China did such a commendable job in controlling Covid-19 that it was not able to conduct proper vaccine trials in their own country. So they did it in countries like Brazil and Bahrain. If Nepal had agreed to trials, with China, India or the Oxford researchers at the very outset of this pandemic, we would have been ahead in the queue.
The oft-used argument that other countries are using us as ‘guinea pigs’ for Covid-19 vaccine studies would not be valid because Covid-19 is a universal problem. But it is too late for that now. The challenge ahead for Nepal is to acquire enough vaccines, administer both doses promptly, efficiently and equitably, and set about reviving the economy.
During the course of 2021, there may also be other breakthroughs. The Serum Institute of India, for example is researching an intra-nasal vaccine, which is administered with a nasal spray and not an injection, and can be stored at room temperature. If successful, this vaccine would be the real answer for Nepal.
The best way to handle the new Covid-19 variants is continued vigilance about preventive measures, especially since the mutation gives the virus the ability to spread faster.
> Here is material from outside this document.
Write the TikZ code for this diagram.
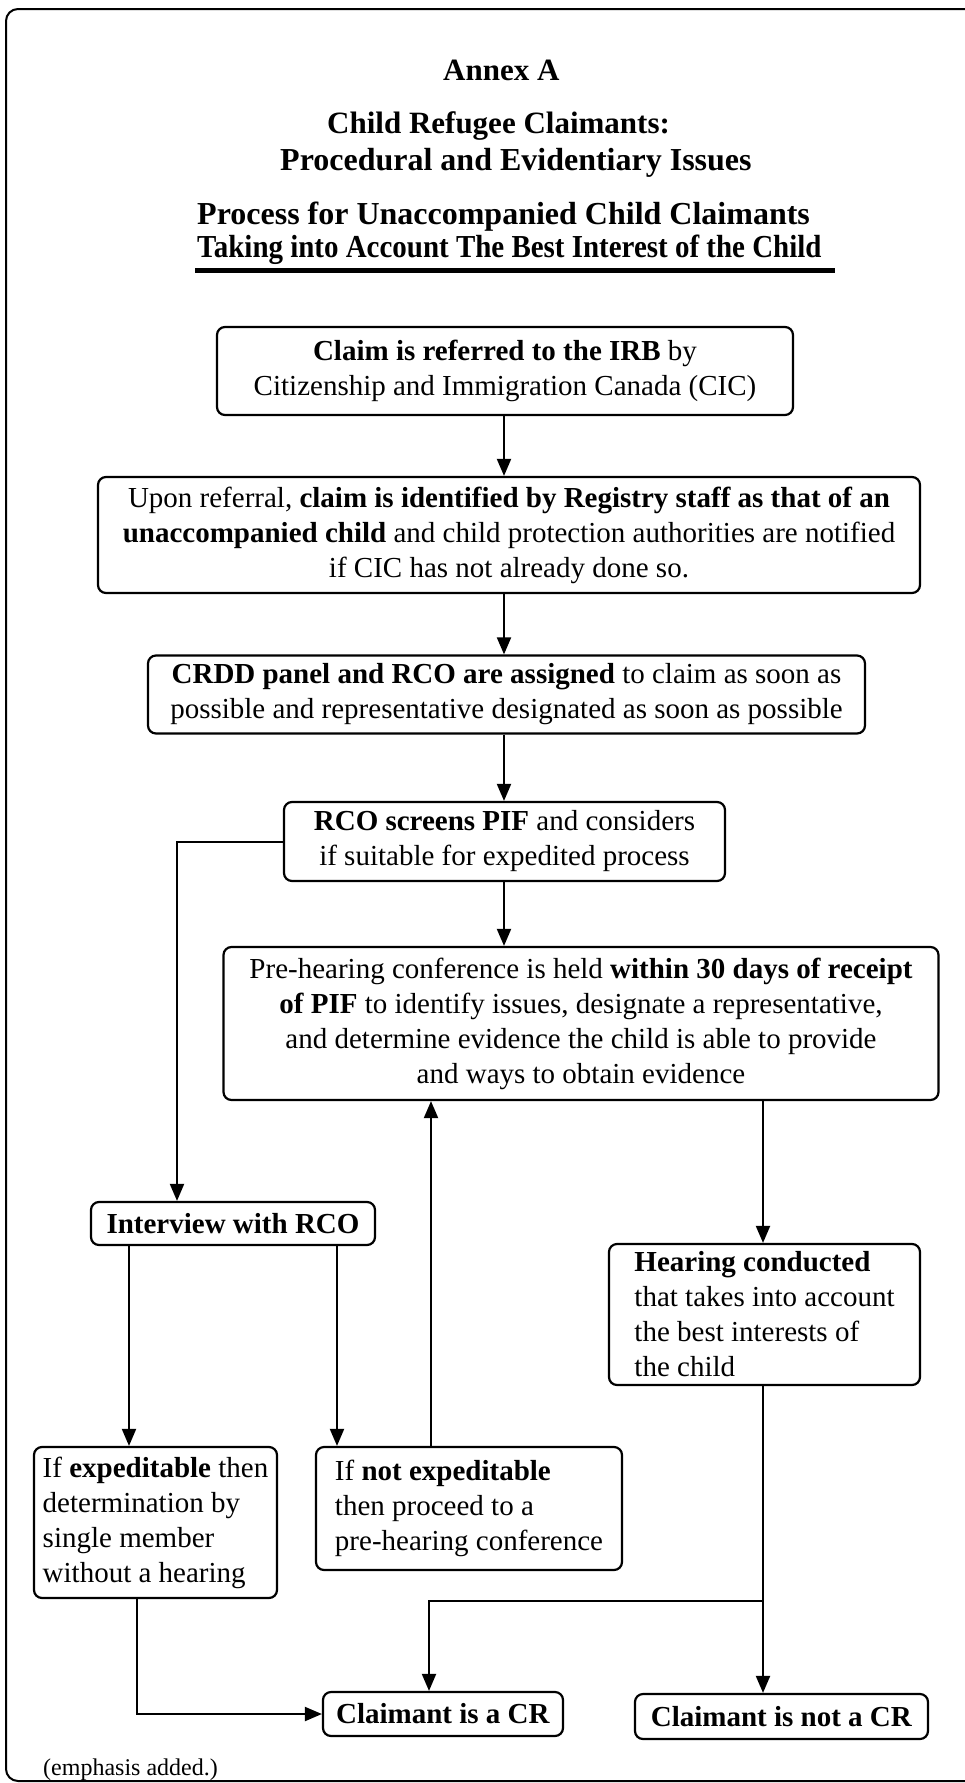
\documentclass[tikz,border=0pt]{standalone}
\usepackage{fontspec}
\setmainfont{Liberation Serif}
\usetikzlibrary{arrows.meta}
\newcommand{\myBodyFont}{\fontsize{29}{35}\selectfont}
\newcommand{\myTitleFont}{\fontsize{31}{37}\selectfont\bfseries}
\newcommand{\myBigTitleFont}{\fontsize{32}{38}\selectfont\bfseries}
\begin{document}
\begin{tikzpicture}[x=1pt,y=-1pt,
  box/.style={draw, line width=2.2pt, rounded corners=8pt, inner sep=0pt, align=center, font=\myBodyFont},
  lbox/.style={box, align=left},
  arr/.style={line width=2pt, -{Triangle[length=17pt,width=14pt]}},
  ttl/.style={anchor=base west, inner sep=0pt, font=\myTitleFont},
  bttl/.style={ttl, font=\myBigTitleFont},
  note/.style={anchor=base west, inner sep=0pt, font=\fontsize{24}{28}\selectfont}]
\useasboundingbox (0,0) rectangle (965,1783);
\draw[line width=2pt, rounded corners=12pt] (6,9) rectangle (990,1781);

% titles
\node[ttl] (t1) at (443,80) {Annex A};
\node[ttl] (t2) at (327,133) {Child Refugee Claimants:};
\node[bttl] (t3) at (280,170) {Procedural and Evidentiary Issues};
\node[bttl] (t4) at (197,224) {Process for Unaccompanied Child Claimants};
\node[bttl] (t5) at (197,257) {\scalebox{0.905}[1]{Taking into Account The Best Interest of the Child}};
\draw[line width=5pt] ([shift={(-2,13)}]t5.base west) -- ([shift={(13,13)}]t5.base east);

% boxes
\node[box, minimum width=576, minimum height=88] (b1) at (505,371)
  {\textbf{Claim is referred to the IRB} by\\Citizenship and Immigration Canada (CIC)};
\node[box, minimum width=822, minimum height=116] (b2) at (509,535)
  {Upon referral, \textbf{claim is identified by Registry staff as that of an}\\\textbf{unaccompanied child} and child protection authorities are notified\\if CIC has not already done so.};
\node[box, minimum width=717, minimum height=78] (b3) at (506.5,694.5)
  {\textbf{CRDD panel and RCO are assigned} to claim as soon as\\possible and representative designated as soon as possible};
\node[box, minimum width=441, minimum height=79] (b4) at (504.5,841.5)
  {\textbf{RCO screens PIF} and considers\\if suitable for expedited process};
\node[box, minimum width=715, minimum height=153] (b5) at (581,1023.5)
  {Pre-hearing conference is held \textbf{within 30 days of receipt}\\\textbf{of PIF} to identify issues, designate a representative,\\and determine evidence the child is able to provide\\and ways to obtain evidence};
\node[box, minimum width=284, minimum height=43] (b6) at (233,1223.5)
  {\textbf{Interview with RCO}};
\node[lbox, minimum width=243, minimum height=151] (b7) at (155.5,1522.5)
  {If \textbf{expeditable} then\\determination by\\single member\\without a hearing};
\node[lbox, minimum width=306, minimum height=123] (b8) at (469,1508.5)
  {If \textbf{not expeditable}\\then proceed to a\\pre-hearing conference};
\node[lbox, minimum width=311, minimum height=141] (b9) at (764.5,1314.5)
  {\textbf{Hearing conducted}\\that takes into account\\the best interests of\\the child};
\node[box, minimum width=240, minimum height=44] (b10) at (443,1714)
  {\textbf{Claimant is a CR}};
\node[box, minimum width=293, minimum height=45] (b11) at (781.5,1716.5)
  {\textbf{Claimant is not a CR}};
\node[note] (n1) at (43,1775) {(emphasis added.)};

% guide coordinates
\coordinate (ax) at (504,0);
\coordinate (lx) at (177,0);
\coordinate (ix1) at (129,0);
\coordinate (ix2) at (337,0);
\coordinate (ux) at (431,0);
\coordinate (hx) at (763,0);
\coordinate (ex) at (137,0);
\coordinate (cx) at (429,0);
\coordinate (by) at (0,1601);

% connectors
\draw[arr] (ax |- b1.south) -- (ax |- b2.north);
\draw[arr] (ax |- b2.south) -- (ax |- b3.north);
\draw[arr] (ax |- b3.south) -- (ax |- b4.north);
\draw[arr] (ax |- b4.south) -- (ax |- b5.north);
\draw[arr] (b4.west) -- (lx |- b4.west) -- (lx |- b6.north);
\draw[arr] (ix1 |- b6.south) -- (ix1 |- b7.north);
\draw[arr] (ix2 |- b6.south) -- (ix2 |- b8.north);
\draw[arr] (ux |- b8.north) -- (ux |- b5.south);
\draw[arr] (hx |- b5.south) -- (hx |- b9.north);
\draw[arr] (hx |- b9.south) -- (hx |- b11.north);
\draw[arr] (hx |- by) -- (cx |- by) -- (cx |- b10.north);
\draw[arr] (ex |- b7.south) -- (ex |- b10.west) -- (b10.west);
\end{tikzpicture}
\end{document}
It is best to be over-prepared than under-prepared, even with vaccines.
Nepal’s travel industry and the migration sector see vaccines as a game-changer that can help the economy get back on track. This week, the European Union is discussing the use of ‘vaccine passports’ like the Yellow Card of the 1970s to enable travelers to cross borders—possibly to be standardised by the WHO.
Even so, the vaccination rate is only 2% for Europe, and even less for the United States and other countries, which means a revival of Nepal’s tourism may not happen immediately. Which means it may take more time for the jabs to revive jobs.
But there are still questions about transmission by vaccinated individuals, how long the immunity lasts, and if ‘vaccine passports’ would actually reduce the risk. However, there are fears that unequal vaccine availability between and within countries will divide populations into ‘jab and jab-nots’.
Buddha Basnyat is a physician and clinical researcher at Patan Academy of Health Sciences and writes Dhanvantari, a frequent health column for Nepali Times.